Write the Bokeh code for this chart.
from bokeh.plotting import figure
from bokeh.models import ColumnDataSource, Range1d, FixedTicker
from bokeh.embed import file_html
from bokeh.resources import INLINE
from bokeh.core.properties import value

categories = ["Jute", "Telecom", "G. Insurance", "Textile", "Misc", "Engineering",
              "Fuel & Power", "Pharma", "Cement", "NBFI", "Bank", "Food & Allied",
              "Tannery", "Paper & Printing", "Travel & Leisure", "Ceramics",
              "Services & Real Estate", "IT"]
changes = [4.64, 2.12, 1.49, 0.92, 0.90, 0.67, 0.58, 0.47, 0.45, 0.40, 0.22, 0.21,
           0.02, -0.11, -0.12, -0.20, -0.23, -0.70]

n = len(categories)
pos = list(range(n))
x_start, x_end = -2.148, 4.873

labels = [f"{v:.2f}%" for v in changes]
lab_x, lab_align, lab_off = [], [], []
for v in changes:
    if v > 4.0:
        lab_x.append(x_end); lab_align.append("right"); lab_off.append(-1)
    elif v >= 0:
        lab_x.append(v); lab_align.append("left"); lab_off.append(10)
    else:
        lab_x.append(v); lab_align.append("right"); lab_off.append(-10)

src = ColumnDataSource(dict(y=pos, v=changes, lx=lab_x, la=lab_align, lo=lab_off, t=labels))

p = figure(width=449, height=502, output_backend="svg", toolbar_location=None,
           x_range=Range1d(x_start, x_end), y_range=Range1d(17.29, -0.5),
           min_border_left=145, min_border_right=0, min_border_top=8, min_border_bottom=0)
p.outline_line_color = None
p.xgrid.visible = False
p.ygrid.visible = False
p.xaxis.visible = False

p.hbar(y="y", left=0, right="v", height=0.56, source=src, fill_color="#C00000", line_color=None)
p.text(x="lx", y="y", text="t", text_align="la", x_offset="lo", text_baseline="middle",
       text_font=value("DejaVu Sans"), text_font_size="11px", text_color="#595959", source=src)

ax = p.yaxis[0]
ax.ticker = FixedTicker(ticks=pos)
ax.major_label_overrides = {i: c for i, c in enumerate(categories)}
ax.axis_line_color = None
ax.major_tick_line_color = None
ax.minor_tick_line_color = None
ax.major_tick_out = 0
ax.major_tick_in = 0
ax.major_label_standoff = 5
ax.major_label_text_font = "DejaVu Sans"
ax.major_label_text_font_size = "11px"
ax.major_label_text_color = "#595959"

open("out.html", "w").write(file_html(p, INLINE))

......

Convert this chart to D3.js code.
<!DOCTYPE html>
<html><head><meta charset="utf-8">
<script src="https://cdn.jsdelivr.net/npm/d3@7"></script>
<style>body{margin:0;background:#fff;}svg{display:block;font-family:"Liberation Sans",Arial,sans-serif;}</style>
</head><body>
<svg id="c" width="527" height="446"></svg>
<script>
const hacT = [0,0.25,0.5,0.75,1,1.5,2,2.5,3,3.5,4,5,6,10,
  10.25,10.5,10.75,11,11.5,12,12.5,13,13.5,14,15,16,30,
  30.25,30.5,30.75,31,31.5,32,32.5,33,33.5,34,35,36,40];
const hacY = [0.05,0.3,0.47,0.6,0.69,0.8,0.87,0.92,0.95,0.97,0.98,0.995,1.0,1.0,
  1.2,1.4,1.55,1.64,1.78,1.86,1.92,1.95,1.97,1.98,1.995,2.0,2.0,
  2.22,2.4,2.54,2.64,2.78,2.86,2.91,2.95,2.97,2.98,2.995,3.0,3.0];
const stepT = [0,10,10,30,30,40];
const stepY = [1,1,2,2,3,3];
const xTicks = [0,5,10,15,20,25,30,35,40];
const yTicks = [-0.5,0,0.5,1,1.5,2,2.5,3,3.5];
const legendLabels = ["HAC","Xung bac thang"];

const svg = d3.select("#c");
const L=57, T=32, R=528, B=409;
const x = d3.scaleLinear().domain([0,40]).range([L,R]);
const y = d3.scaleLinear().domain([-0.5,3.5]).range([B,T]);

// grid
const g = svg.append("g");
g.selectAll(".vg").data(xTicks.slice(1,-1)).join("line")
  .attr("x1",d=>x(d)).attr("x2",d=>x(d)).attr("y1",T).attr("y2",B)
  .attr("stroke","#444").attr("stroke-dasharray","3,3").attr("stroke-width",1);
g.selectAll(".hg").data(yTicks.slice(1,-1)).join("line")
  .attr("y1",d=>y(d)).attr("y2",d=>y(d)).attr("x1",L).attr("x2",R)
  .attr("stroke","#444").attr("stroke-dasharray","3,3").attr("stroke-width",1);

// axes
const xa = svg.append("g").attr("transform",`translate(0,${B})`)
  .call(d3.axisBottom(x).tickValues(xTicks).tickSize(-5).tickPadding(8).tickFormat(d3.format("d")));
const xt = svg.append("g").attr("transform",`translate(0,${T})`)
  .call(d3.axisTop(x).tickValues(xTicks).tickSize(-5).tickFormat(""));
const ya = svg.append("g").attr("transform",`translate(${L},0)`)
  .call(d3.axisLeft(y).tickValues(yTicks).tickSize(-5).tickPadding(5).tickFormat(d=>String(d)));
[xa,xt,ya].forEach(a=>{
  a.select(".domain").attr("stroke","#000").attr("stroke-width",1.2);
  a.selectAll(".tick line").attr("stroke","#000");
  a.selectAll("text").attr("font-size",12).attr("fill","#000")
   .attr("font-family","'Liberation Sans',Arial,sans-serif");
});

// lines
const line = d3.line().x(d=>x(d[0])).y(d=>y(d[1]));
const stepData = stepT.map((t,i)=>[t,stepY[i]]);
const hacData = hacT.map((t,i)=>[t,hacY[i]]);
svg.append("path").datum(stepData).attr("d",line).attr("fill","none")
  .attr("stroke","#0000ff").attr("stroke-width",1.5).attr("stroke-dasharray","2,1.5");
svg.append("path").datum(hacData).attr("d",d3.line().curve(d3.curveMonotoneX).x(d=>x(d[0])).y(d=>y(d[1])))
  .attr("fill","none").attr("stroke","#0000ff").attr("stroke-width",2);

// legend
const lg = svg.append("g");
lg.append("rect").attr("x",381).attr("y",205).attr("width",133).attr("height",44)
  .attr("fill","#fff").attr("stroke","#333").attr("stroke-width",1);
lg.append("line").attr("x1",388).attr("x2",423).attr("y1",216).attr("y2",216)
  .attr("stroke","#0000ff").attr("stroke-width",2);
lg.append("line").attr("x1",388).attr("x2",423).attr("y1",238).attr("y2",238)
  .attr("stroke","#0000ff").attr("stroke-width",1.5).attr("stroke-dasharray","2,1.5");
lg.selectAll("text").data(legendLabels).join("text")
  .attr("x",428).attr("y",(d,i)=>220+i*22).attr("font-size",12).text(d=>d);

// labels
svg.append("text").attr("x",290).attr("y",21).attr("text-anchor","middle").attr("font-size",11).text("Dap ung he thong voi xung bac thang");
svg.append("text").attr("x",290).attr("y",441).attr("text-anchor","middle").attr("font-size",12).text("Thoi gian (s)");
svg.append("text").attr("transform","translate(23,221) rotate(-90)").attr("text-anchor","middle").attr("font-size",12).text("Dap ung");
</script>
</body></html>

......

__Exercise details__.
Exactly and exclusively, reproduce the lines that start at the line containing "Write the Bokeh code for this chart." and end at the line containing "x_start, x_end = -2.148, 4.873", inclusive of both.

__Output below__.
Write the Bokeh code for this chart.
from bokeh.plotting import figure
from bokeh.models import ColumnDataSource, Range1d, FixedTicker
from bokeh.embed import file_html
from bokeh.resources import INLINE
from bokeh.core.properties import value

categories = ["Jute", "Telecom", "G. Insurance", "Textile", "Misc", "Engineering",
              "Fuel & Power", "Pharma", "Cement", "NBFI", "Bank", "Food & Allied",
              "Tannery", "Paper & Printing", "Travel & Leisure", "Ceramics",
              "Services & Real Estate", "IT"]
changes = [4.64, 2.12, 1.49, 0.92, 0.90, 0.67, 0.58, 0.47, 0.45, 0.40, 0.22, 0.21,
           0.02, -0.11, -0.12, -0.20, -0.23, -0.70]

n = len(categories)
pos = list(range(n))
x_start, x_end = -2.148, 4.873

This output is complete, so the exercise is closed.